Thursday, October 17, 2013

Recipe: Hummus with the Bamix

* The following recipes were produced with a Bamix which has been on loan to us, it is not a paid advertorial but we did not pay to test the equipment.  

The Bamix is a Swiss consumer kitchen tool, a powerful immersion blender advertised most famously, by Gordon Ramsey. The chief advantages of the Bamix are that it has a much higher speed than most immersion blenders, it has several different head attachments and can be used directly into a hot stockpot, over the stove. 

It is advertised as being able to grind sugar, cereal, spices, crush ice, chop ginger, raw, cooked or frozen fruit and rasp and slice vegetables, legumes or cheese. I’ve never owned an immersion blender and have been performing the above functions with a processor, nut grinder and regular grater or mandolin, but the attraction of being able to do them all with one machine is compelling. However, my concern is that immersion blenders tend to be quite hard to control and was not clear that certain tasks, like the grating of nuts, can be done with the specificity that you can achieve with a hand grater, for example. 

The first dish that I attempted was a really simple one and driven by a simple reason also. Have you noticed that deli foods have become super expensive in Singapore? The price of hummus or spinach dip, seems to be directly proportional to the number of white expats in Singapore and both are reaching ridiculous proportions. Every centrally-located deli or bakery now sells them and I would too, because the profit margin must be huge. A thin little tub at the supermarket will cost you $5 but at a bakery, it can be $8 for a few smears on bread. Yes, I understand, it is for the ambience and the combination of prepared foods but not everyone has the means to live like that. 

To make it yourself, is simplicity itself. I had a can of chickpeas, leftover from when I had this idea that I would eat more legumes in salads- you can imagine what happened there. I researched some recipes, all of which seemed to call for roughly the same ingredients.

1 can of chickpeas (or 425grams of chickpeas that you've boiled)
A third of soaking water in the can (or else 1/3 cup of water)
2 tablespoons of lemon juice
1 tablespoon of tahini
1 tablespoon of minced garlic (or about three small cloves of garlic)
2 tablespoons of olive oil
A sprinkle of sea salt

Doesn't that sound basic (and cheap)? It took me about 5 minutes to make, probably less because the can had a pull top tab, I love it when cans have pull top taps, even though I've upgraded my can opener, I still hate screwing it around the can lid, with a passion. Tahini is a paste made from ground, hulled white sesame seeds and it's used primarily in North African, Greek and Middle Eastern cuisine. It's served as a dip of its own or used as a major component of hummus, baba ghanoush and halva.

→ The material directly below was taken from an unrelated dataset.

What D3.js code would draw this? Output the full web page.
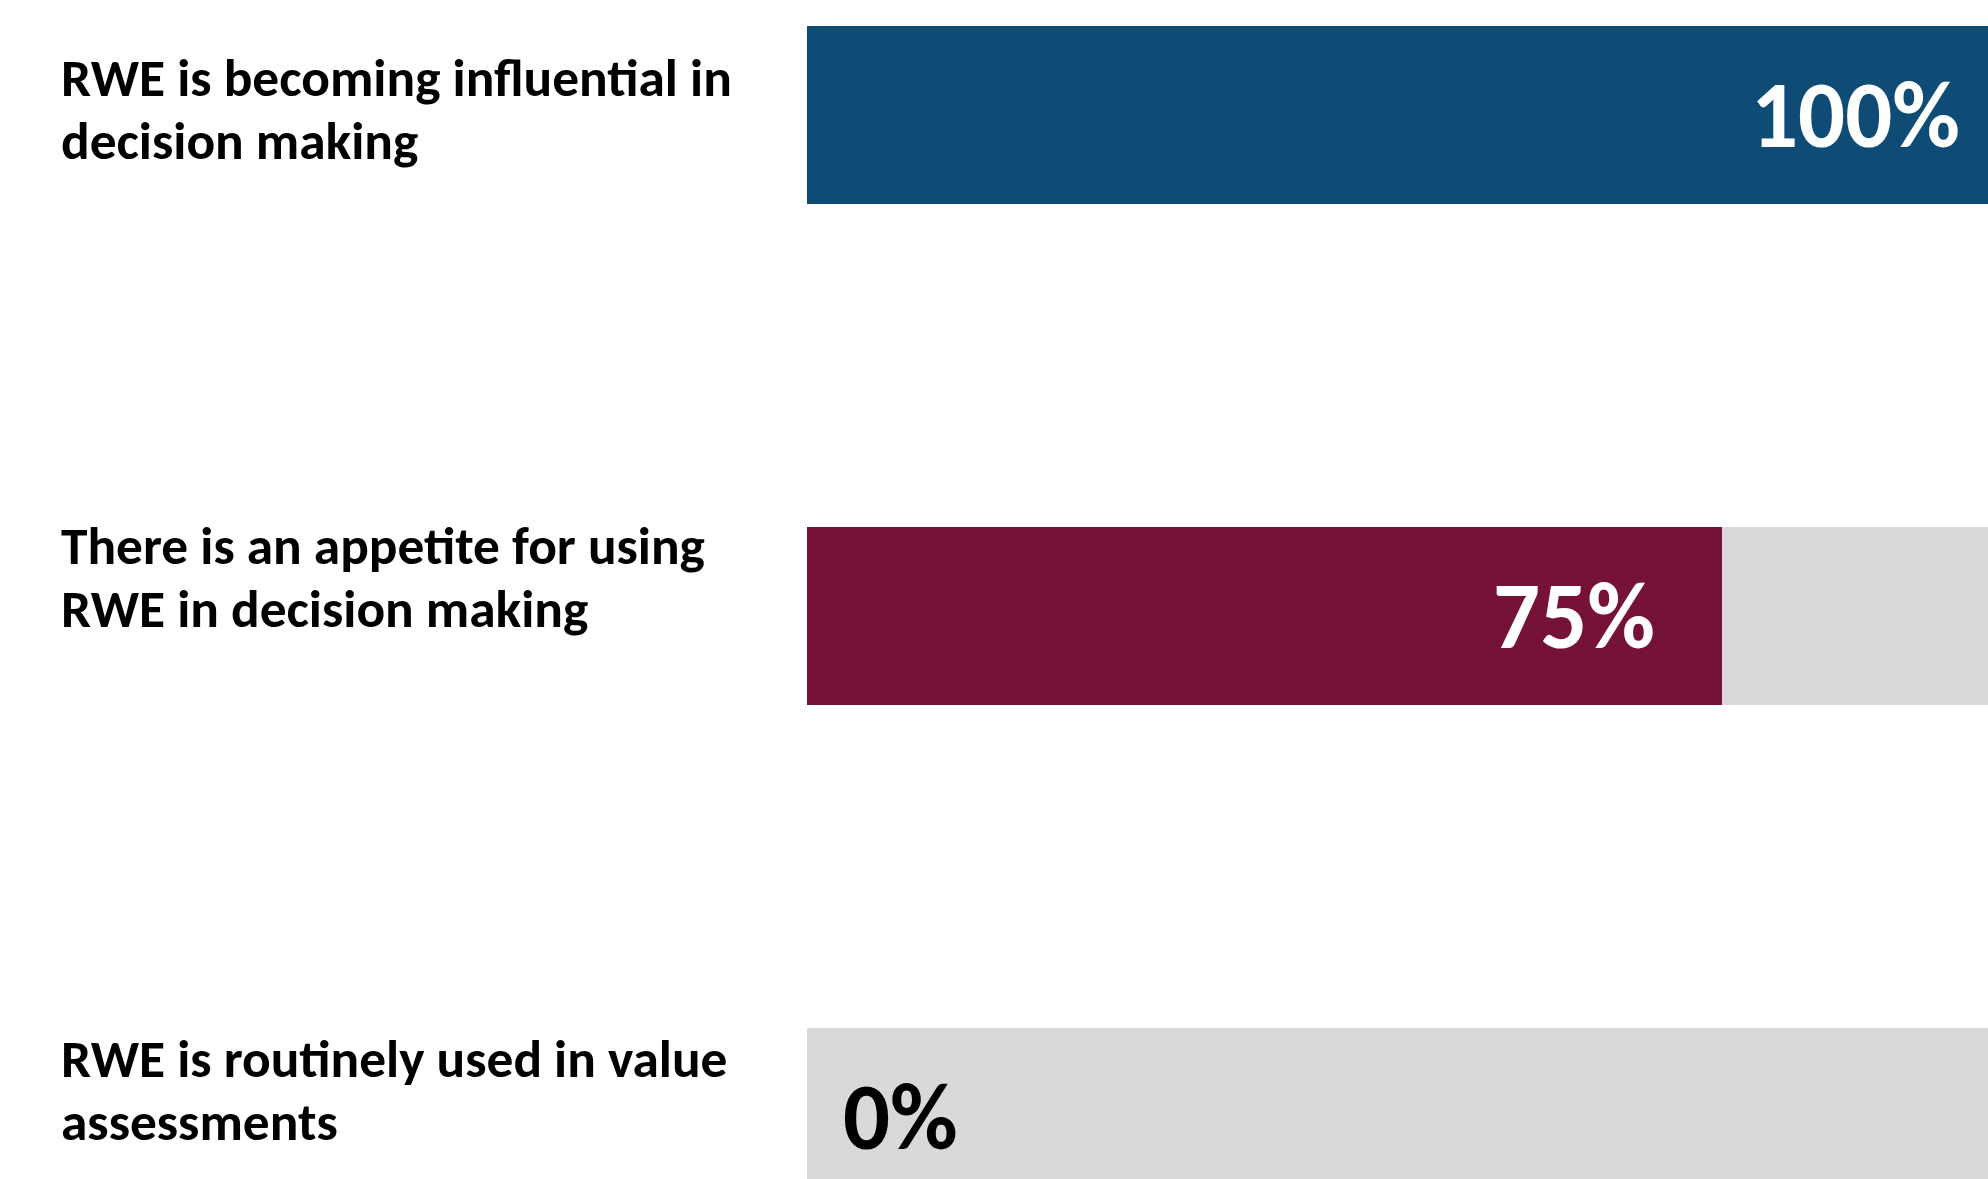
<!DOCTYPE html>
<html>
<head>
<meta charset="utf-8">
<script src="https://cdn.jsdelivr.net/npm/d3@7"></script>
<style>
  html, body { margin: 0; padding: 0; background: #ffffff; overflow: hidden; }
  svg { display: block; }
</style>
</head>
<body>
<svg id="chart" width="1988" height="1179"></svg>
<script>
// ---- data ----
const categories = [
  "RWE is becoming influential in\ndecision making",
  "There is an appetite for using\nRWE in decision making",
  "RWE is routinely used in value\nassessments"
];
const values = [100, 75, 0];
const valueLabels = ["100%", "75%", "0%"];
const barColors = ["#0f4c75", "#761238", "#d9d9d9"];
const trackColor = "#d9d9d9";

// ---- layout ----
const labelShift = [-19, -52, -40];   // first-line baseline offset from bar centre
const svg = d3.select("#chart");

const x = d3.scaleLinear().domain([0, 100]).range([807, 2027]);
const y = d3.scaleBand().domain(categories).range([26, 1206])
  .paddingInner(1 - 178 / 501).paddingOuter(0);

const font = "Carlito, Calibri, Lato, 'Open Sans', sans-serif";

// tracks
svg.selectAll("rect.track").data(categories).join("rect")
  .attr("class", "track")
  .attr("x", x(0)).attr("y", d => y(d))
  .attr("width", x(100) - x(0)).attr("height", y.bandwidth())
  .attr("fill", trackColor);

// bars
svg.selectAll("rect.bar").data(categories).join("rect")
  .attr("class", "bar")
  .attr("x", x(0)).attr("y", d => y(d))
  .attr("width", (d, i) => x(values[i]) - x(0)).attr("height", y.bandwidth())
  .attr("fill", (d, i) => barColors[i]);

// category labels
const catG = svg.append("g");
const catText = catG.selectAll("text").data(categories).join("text")
  .attr("x", 61)
  .attr("y", (d, i) => y(d) + y.bandwidth() / 2 + labelShift[i])
  .attr("font-family", font).attr("font-weight", "bold").attr("font-size", 53.5)
  .attr("fill", "#000");
catText.each(function(d) {
  const t = d3.select(this);
  d.split("\n").forEach((line, k) => {
    t.append("tspan").attr("x", 61).attr("dy", k === 0 ? 0 : 63).text(line);
  });
});
const w1 = catText.node().querySelector("tspan").getComputedTextLength();
const sx = Math.min(1, 671 / w1);
catG.attr("transform", `translate(${61 * (1 - sx)},0) scale(${sx},1)`);

// value labels
const probe = svg.append("text").attr("font-family", font).attr("font-weight", "bold")
  .attr("font-size", 96).text(valueLabels[0]);
const sv = Math.min(1, 209 / probe.node().getComputedTextLength());
probe.remove();

svg.append("g").selectAll("text").data(categories).join("text")
  .attr("transform", (c, i) => {
    const ax = values[i] > 0 ? x(values[i]) - 67 : x(0) + 36;
    return `translate(${ax},${y(c) + y.bandwidth() / 2 + 32}) scale(${sv},1)`;
  })
  .attr("font-family", font).attr("font-weight", "bold").attr("font-size", 96)
  .attr("fill", (c, i) => values[i] > 0 ? "#ffffff" : "#000000")
  .attr("text-anchor", (c, i) => values[i] > 0 ? "end" : "start")
  .text((c, i) => valueLabels[i]);
</script>
</body>
</html>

It's hard for me to imagine, as tahini has a very strong taste of it's own.

I didn't have any tahini, so I substituted with a tablespoon and a half of liquid Japanese white sesame dipping sauce, the kind that I keep for steamboat. I think you can add any white sesame-derivative product really and I like to add a little less or keep it diluted, as I don't like too strong a sesame taste. Three cloves of garlic will produce a fairly spicy hummus, I like it that way, our 4-year old goddaughter did not. 

All the ingredients go into a bowl and were blended with the Bamix, then served with a topping of fresh yoghurt, sprinkling of paprika, thinly-sliced basil and some fresh sourdough crisps. This serving is probably about two thin tubs, or else $16 at retail prices, as versus the cost price, which is conservatively $3-4. 

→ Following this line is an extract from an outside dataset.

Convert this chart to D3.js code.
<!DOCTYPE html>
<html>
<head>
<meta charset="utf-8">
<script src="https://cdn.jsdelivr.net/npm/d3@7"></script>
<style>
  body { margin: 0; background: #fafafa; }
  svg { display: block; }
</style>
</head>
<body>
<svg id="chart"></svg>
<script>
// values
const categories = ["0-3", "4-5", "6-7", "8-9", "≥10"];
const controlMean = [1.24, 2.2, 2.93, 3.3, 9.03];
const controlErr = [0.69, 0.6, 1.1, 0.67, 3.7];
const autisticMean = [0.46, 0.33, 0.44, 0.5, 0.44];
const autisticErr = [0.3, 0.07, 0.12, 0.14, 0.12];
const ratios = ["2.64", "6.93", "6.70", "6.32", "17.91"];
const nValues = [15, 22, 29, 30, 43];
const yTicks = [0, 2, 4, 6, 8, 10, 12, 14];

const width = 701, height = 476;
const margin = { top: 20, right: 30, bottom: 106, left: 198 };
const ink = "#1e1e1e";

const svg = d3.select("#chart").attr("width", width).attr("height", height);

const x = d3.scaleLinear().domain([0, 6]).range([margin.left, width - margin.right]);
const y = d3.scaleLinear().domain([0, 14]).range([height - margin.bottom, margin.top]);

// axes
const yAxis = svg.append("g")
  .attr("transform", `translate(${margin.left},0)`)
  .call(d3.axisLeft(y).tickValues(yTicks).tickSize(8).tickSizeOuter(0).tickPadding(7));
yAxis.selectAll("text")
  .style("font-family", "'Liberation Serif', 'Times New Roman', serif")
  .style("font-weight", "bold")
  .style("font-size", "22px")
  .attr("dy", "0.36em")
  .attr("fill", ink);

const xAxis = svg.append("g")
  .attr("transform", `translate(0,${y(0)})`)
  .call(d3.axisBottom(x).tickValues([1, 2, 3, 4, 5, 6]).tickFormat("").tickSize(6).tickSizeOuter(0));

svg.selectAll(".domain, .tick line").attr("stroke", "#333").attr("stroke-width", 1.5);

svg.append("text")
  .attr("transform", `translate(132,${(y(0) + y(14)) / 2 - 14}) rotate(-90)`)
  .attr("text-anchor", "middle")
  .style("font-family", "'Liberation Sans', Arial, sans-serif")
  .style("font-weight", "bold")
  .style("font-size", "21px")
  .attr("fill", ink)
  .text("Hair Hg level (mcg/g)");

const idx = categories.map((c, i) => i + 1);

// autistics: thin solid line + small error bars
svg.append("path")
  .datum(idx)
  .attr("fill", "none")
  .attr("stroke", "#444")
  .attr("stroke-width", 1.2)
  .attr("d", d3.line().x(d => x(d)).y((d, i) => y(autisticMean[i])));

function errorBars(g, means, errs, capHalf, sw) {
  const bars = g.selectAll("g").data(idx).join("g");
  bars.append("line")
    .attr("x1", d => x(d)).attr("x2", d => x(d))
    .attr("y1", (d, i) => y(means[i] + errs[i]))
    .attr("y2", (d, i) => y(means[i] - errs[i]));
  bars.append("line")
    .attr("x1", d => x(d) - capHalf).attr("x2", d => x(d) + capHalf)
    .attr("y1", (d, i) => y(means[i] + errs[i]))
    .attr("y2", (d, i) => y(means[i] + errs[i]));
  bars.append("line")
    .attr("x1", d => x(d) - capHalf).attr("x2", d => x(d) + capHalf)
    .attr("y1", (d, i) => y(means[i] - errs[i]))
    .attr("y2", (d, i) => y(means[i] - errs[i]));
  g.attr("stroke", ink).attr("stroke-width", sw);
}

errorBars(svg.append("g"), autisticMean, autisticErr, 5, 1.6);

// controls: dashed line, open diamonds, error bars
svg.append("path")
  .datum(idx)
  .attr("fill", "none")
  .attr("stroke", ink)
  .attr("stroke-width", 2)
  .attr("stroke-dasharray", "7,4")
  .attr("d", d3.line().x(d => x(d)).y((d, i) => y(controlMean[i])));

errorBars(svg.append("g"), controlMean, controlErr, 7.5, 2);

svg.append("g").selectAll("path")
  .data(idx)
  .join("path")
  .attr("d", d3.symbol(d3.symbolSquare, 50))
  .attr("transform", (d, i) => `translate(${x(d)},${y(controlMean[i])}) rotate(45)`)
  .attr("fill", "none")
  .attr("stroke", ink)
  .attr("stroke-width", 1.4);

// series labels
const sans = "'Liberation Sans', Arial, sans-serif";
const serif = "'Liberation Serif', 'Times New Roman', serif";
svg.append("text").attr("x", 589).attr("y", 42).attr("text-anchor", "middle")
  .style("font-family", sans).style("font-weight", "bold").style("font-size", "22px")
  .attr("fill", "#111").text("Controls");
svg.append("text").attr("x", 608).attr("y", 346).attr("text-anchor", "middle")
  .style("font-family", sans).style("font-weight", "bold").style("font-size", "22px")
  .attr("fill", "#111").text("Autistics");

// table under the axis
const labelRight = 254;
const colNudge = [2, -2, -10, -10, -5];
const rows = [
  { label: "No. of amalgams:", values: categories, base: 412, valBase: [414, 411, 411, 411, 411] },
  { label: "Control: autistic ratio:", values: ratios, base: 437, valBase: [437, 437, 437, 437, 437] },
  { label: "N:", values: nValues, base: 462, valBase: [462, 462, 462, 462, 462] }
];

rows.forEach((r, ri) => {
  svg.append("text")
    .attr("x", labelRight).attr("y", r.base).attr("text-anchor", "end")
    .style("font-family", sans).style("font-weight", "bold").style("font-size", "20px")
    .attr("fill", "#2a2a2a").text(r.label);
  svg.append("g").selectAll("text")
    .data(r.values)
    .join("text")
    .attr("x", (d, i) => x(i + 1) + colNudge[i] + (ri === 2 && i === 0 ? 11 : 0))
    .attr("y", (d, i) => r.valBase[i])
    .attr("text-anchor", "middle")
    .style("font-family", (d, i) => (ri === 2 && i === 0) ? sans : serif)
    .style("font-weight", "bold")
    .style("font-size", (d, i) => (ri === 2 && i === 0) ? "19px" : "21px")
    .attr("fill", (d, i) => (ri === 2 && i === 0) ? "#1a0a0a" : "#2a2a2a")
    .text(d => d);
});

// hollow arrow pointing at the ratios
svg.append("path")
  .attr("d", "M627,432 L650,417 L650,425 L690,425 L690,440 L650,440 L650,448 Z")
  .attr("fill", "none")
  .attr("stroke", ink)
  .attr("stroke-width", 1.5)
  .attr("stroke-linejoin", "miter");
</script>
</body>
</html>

As you can see from this photo, the spread isn't actually that smooth. This was one of the concerns that I had with an immersion blender and it is one reason why I will be trialing it with food that has some degree of husk and fibre (broccoli, tomato skins, chickpeas, corn). The Bamix of course, can be used to perform simpler functions like salad sauces, but to be honest, that only requires a spoon, so I chose hummus because you can't really smash chickpeas with a whisk or spoon. A chunkier hummus is fine with me, in fact I prefer it that way, but if you want a smoother paste, you would have to either use more liquid, blend it for longer or use the whip attachment on the Bamix (however, I suspect you would not be able to aerate/whip, without adding more liquid). The Bamix, however, did not get hot during the time that I was grinding the hummus and it is indeed more powerful than other immersion blenders, like the Kenwood. 

Another drawback of the immersion blender, not specific to the Bamix, is that it splatters. This is particularly true if you are grinding foods without enough liquid to immerse the rotating head of the blender and if the food is not mushy-soft. There were pieces of chickpea on the backsplash wall and depending on the size of your bowl, you may have to 'chase' your contents round and round. This could be solved with a regular processor, which has a blending cup to contain your ground bits- the Bamix SwissLine ($499 in Singapore) does come with a processor, coiled cordset and 1000ml beaker. The Bamix Magicwand, which I was using, doesn't have the beaker but has similar functions at a more entry level price.